Perdre la maitrise de notre patrimoine, c’est perdre une partie de ce qui fonde notre identité.
En ces temps difficiles pour la culture nous republions cet article de mai 2014, comme une alerte de fond face à d’éventuelles tentation d’abandon de notre culture
« Et si on allait visiter le Théâtre Cheikh Khalifa Bin Zayed al-Nahyan ce week-end ? » Cette phrase, vous pouvez l’entendre, non pas dans un pays de la péninsule arabique mais… en France. Plus précisément à Fontainebleau, charmante ville de Seine et Marnes riche de huit siècles d’histoire, qui accueillit plus de 34 souverains français de Louis VI à Napoléon III, en passant par François Ier ou Napoléon.
Une fois n’est pas coutume, ce n’est pas le fameux château en lui-même qui fait l’objet de toutes les attentions, mais son théâtre du second empire, jusque-là prénommé Théâtre Impérial, construit dans l’aile de Louis XV, par l’architecte Hector Lefuel. Inauguré par Napoléon III en 1857, il ne fut utilisé que sporadiquement pendant une dizaine d’années, avant de tomber dans l’oubli. Oubli qui va bientôt cesser grâce à l’émirat d’Abou Dhabi qui a alloué une enveloppe de 10 millions d’euros pour sa restauration. Cette décision fut prise en 2007 par un accord entre l’émirat et le gouvernement français, dans la lignée de celui conclu pour la création du Louvres d’Abou Dabi. C’est dans le cadre de cet accord qu’il fut décidé qu’en contrepartie le théâtre serait débaptisé au profit de son mécène.
La restauration d’un monument coûte très cher, et le budget alloué au patrimoine est en diminution continue (près de 10% entre 2012 et 2013). Avec un désengagement croissant de l’état dans la restauration de l’immense patrimoine culturel de la France, les mécènes deviennent des acteurs clef. Mais l’accord de mécénat concernant le théâtre impérial amène à s’interroger sur la gestion de notre patrimoine culturel.
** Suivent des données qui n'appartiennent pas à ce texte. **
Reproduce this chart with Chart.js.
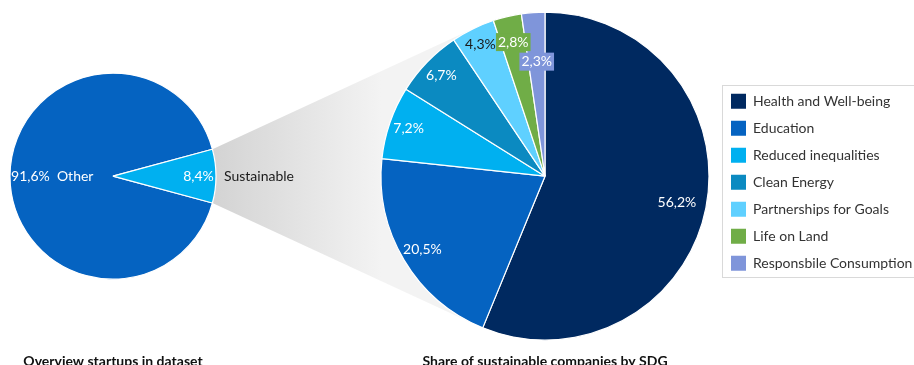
<!DOCTYPE html>
<html>
<head>
<meta charset="utf-8">
<script src="https://cdn.jsdelivr.net/npm/chart.js@4.4.1/dist/chart.umd.min.js"></script>
<style>
  html, body { margin: 0; padding: 0; background: #fff; }
  #wrap { position: relative; width: 914px; height: 365px; overflow: hidden; }
  #wrap canvas { position: absolute; left: 0; top: 0; }
</style>
</head>
<body>
<div id="wrap">
  <canvas id="sdg" width="940" height="380"></canvas>
  <canvas id="overview" width="330" height="380"></canvas>
</div>
<script>
// ---- data ----
const overviewCategories = ['Other', 'Sustainable'];
const overviewShares = [91.6, 8.4];

const sdgCategories = [
  'Health and Well-being',
  'Education',
  'Reduced inequalities',
  'Clean Energy',
  'Partnerships for Goals',
  'Life on Land',
  'Responsbile Consumption'
];
const sdgShares = [56.2, 20.5, 7.2, 6.7, 4.3, 2.8, 2.3];

const overviewTitle = 'Overview startups in dataset';
const sdgTitle = 'Share of sustainable companies by SDG';

// ---- styling ----
const overviewColors = ['#0563C1', '#00B0F0'];
const sdgColors = ['#002960', '#0563C1', '#00B0F0', '#0B8AC1', '#5FD0FF', '#70AD47', '#7F95DA'];

const FONT = 'Lato, "Open Sans", sans-serif';
const LABEL_FONT = '14px ' + FONT;
const TITLE_FONT = { family: FONT, size: 14, weight: 'bold', lineHeight: 1.2 };
const TITLE_PAD = { top: 14.5, bottom: 0 };
const fmtPct = v => v.toFixed(1).replace('.', ',') + '%';

// percentage labels placed inside each slice along its bisector
const sliceLabelPlugin = {
  id: 'sliceLabels',
  afterDatasetsDraw(chart, args, opts) {
    const ctx = chart.ctx;
    const ds = chart.data.datasets[0];
    const arcs = chart.getDatasetMeta(0).data;
    ctx.save();
    ctx.font = opts.font;
    ctx.textBaseline = 'middle';
    arcs.forEach((arc, i) => {
      const p = arc.getProps(['x', 'y', 'startAngle', 'endAngle', 'outerRadius'], true);
      const mid = (p.startAngle + p.endAngle) / 2;
      const r = p.outerRadius * opts.radius[i];
      const px = p.x + Math.cos(mid) * r;
      const py = p.y + Math.sin(mid) * r;
      let text = fmtPct(ds.data[i]);
      if (opts.name && opts.name[i] === 'inside') text += '  ' + chart.data.labels[i];
      const w = ctx.measureText(text).width;
      if (opts.boxed && opts.boxed[i]) {
        ctx.fillStyle = ds.backgroundColor[i];
        ctx.fillRect(px - w / 2 - 2, py - 9, w + 4, 18);
      }
      ctx.textAlign = 'center';
      ctx.fillStyle = opts.color[i];
      ctx.fillText(text, px, py);
      if (opts.name && opts.name[i] === 'outside') {
        ctx.textAlign = 'left';
        ctx.fillStyle = opts.nameColor;
        ctx.fillText(chart.data.labels[i], p.x + p.outerRadius + opts.nameGap, py);
      }
    });
    ctx.restore();
  }
};

// ---- overview pie ----
const overviewChart = new Chart(document.getElementById('overview'), {
  type: 'pie',
  data: {
    labels: overviewCategories,
    datasets: [{
      data: overviewShares,
      backgroundColor: overviewColors,
      borderColor: '#ffffff',
      borderWidth: 1.2,
      clip: false
    }]
  },
  options: {
    responsive: false,
    animation: false,
    events: [],
    // centre the "Sustainable" wedge on the 3 o'clock direction
    rotation: 90 + overviewShares[1] * 3.6 / 2,
    radius: 103,
    layout: { padding: { left: 8, right: 330 - 218, top: 14, bottom: 10.4 } },
    plugins: {
      legend: { display: false },
      tooltip: { enabled: false },
      title: {
        display: true,
        text: overviewTitle,
        position: 'bottom',
        fullSize: false,
        color: '#111',
        font: TITLE_FONT,
        padding: TITLE_PAD
      },
      sliceLabels: {
        font: LABEL_FONT,
        radius: [0.59, 0.83],
        color: ['#ffffff', '#ffffff'],
        name: ['inside', 'outside'],
        nameColor: '#1a1a1a',
        nameGap: 8
      }
    }
  },
  plugins: [sliceLabelPlugin]
});

// grey wedge linking the "Sustainable" slice to the SDG pie
const funnelPlugin = {
  id: 'funnel',
  beforeDatasetsDraw(chart) {
    const src = overviewChart.getDatasetMeta(0).data[1].getProps(['x', 'y', 'startAngle', 'endAngle', 'outerRadius'], true);
    const dst = chart.getDatasetMeta(0).data[0].getProps(['x', 'y', 'outerRadius'], true);
    const P1 = { x: src.x + src.outerRadius * Math.cos(src.startAngle), y: src.y + src.outerRadius * Math.sin(src.startAngle) };
    const P2 = { x: src.x + src.outerRadius * Math.cos(src.endAngle), y: src.y + src.outerRadius * Math.sin(src.endAngle) };
    const r = dst.outerRadius;
    const tangent = (P, sign) => {
      const dx = P.x - dst.x, dy = P.y - dst.y;
      const th = Math.atan2(dy, dx);
      const a = Math.acos(r / Math.hypot(dx, dy));
      return { x: dst.x + r * Math.cos(th + sign * a), y: dst.y + r * Math.sin(th + sign * a) };
    };
    const T1 = tangent(P1, 1);
    const T2 = tangent(P2, -1);
    const ctx = chart.ctx;
    ctx.save();
    const g = ctx.createLinearGradient(P1.x, 0, dst.x - r, 0);
    g.addColorStop(0, '#d3d3d3');
    g.addColorStop(1, '#f3f3f3');
    ctx.fillStyle = g;
    ctx.beginPath();
    ctx.moveTo(P1.x, P1.y);
    ctx.lineTo(T1.x, T1.y);
    ctx.lineTo(dst.x, dst.y);
    ctx.lineTo(T2.x, T2.y);
    ctx.lineTo(P2.x, P2.y);
    ctx.closePath();
    ctx.fill();
    ctx.restore();
  }
};

// thin frame around the legend entries
const legendFramePlugin = {
  id: 'legendFrame',
  afterDraw(chart) {
    const boxes = chart.legend.legendHitBoxes;
    if (!boxes || !boxes.length) return;
    const first = boxes[0], last = boxes[boxes.length - 1];
    const left = Math.round(first.left - 9) + 0.5;
    const top = Math.round(first.top - 8.5) + 0.5;
    const bottom = Math.round(last.top + last.height + 6.5) + 0.5;
    const ctx = chart.ctx;
    ctx.save();
    ctx.strokeStyle = '#d9d9d9';
    ctx.lineWidth = 1;
    ctx.strokeRect(left, top, chart.width, bottom - top);
    ctx.restore();
  }
};

// legend geometry: keep the SDG pie centred at x = 544
const SDG_CENTER_X = 544;
const LEGEND_LEFT = 717;
const LEGEND_PAD = 12;
const LEGEND_FONT_SIZE = 14;
const measure = document.createElement('canvas').getContext('2d');
measure.font = LEGEND_FONT_SIZE + 'px ' + FONT;
const widest = Math.max(...sdgCategories.map(t => measure.measureText(t).width));
const legendWidth = 2 * LEGEND_PAD + 15 + LEGEND_FONT_SIZE / 2 + widest;
const sdgCanvasWidth = 940;

// ---- SDG pie ----
new Chart(document.getElementById('sdg'), {
  type: 'pie',
  data: {
    labels: sdgCategories,
    datasets: [{
      data: sdgShares,
      backgroundColor: sdgColors,
      borderColor: '#ffffff',
      borderWidth: 1.2,
      clip: false
    }]
  },
  options: {
    responsive: false,
    animation: false,
    events: [],
    rotation: 0,
    radius: 164,
    layout: {
      padding: {
        left: 2 * SDG_CENTER_X - LEGEND_LEFT,
        right: sdgCanvasWidth - LEGEND_LEFT - legendWidth,
        top: 14,
        bottom: 10.4
      }
    },
    plugins: {
      tooltip: { enabled: false },
      legend: {
        position: 'right',
        align: 'center',
        fullSize: false,
        title: { display: true, text: '', font: { size: 10, lineHeight: 1.2 }, padding: 0 },
        labels: {
          boxWidth: 15,
          boxHeight: 15,
          padding: LEGEND_PAD,
          color: '#333333',
          font: { family: FONT, size: LEGEND_FONT_SIZE },
          generateLabels: (chart) =>
            Chart.overrides.doughnut.plugins.legend.labels.generateLabels(chart)
              .map(item => Object.assign(item, { lineWidth: 0 }))
        }
      },
      title: {
        display: true,
        text: sdgTitle,
        position: 'bottom',
        fullSize: false,
        color: '#111',
        font: TITLE_FONT,
        padding: TITLE_PAD
      },
      sliceLabels: {
        font: LABEL_FONT,
        radius: [0.82, 0.87, 0.88, 0.88, 0.895, 0.84, 0.70],
        color: ['#ffffff', '#ffffff', '#ffffff', '#ffffff', '#1a1a1a', '#ffffff', '#ffffff'],
        boxed: [false, false, false, false, false, true, true]
      }
    }
  },
  plugins: [funnelPlugin, sliceLabelPlugin, legendFramePlugin]
});
</script>
</body>
</html>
Que la France ait à recourir à l’aide financière de pays étrangers pour la restauration de fleurons de son patrimoine est préoccupant. Mais qu’elle en vienne à accepter d’en rebaptiser certains du nom de leurs mécènes, sans aucune cohérence culturelle, l’est encore plus.
L’accord de mécénat concernant le théâtre impérial amène à s’interroger sur la gestion de notre patrimoine culturel.
Ainsi, le château de Fontainebleau, classé monument historique et inscrit au patrimoine mondial de l’UNESCO, représentatif d’un art de vivre français aura, entre ses appartements royaux, sa galerie François Ier et sa chapelle Saint-Saturnin, un théâtre au nom d’un cheikh qui n’a pourtant aucun lien avec son histoire.
Notre ministre de la culture, si prompte à critiquer en 2012 la société Wendel, dynastie industrielle lorraine, qui avait obtenu le droit de donner son nom au nouvel auditorium du Centre Pompidou Metz en contrepartie de son mécénat, n’a, cette fois-ci, rien trouvé à redire concernant le théâtre Impérial. Une contrepartie jugée indigne pour un mécène français concernant un nouveau musée mais acceptable pour un mécène étranger au sujet d’un monument historique, donc.
Manque de cohérences culturelle et politique, désengagement, recours de plus en plus fréquent à des mécènes étrangers… Il est nécessaire de repenser la gestion de nos monuments, car perdre la maitrise de notre patrimoine, c’est perdre une partie de ce qui fonde notre identité.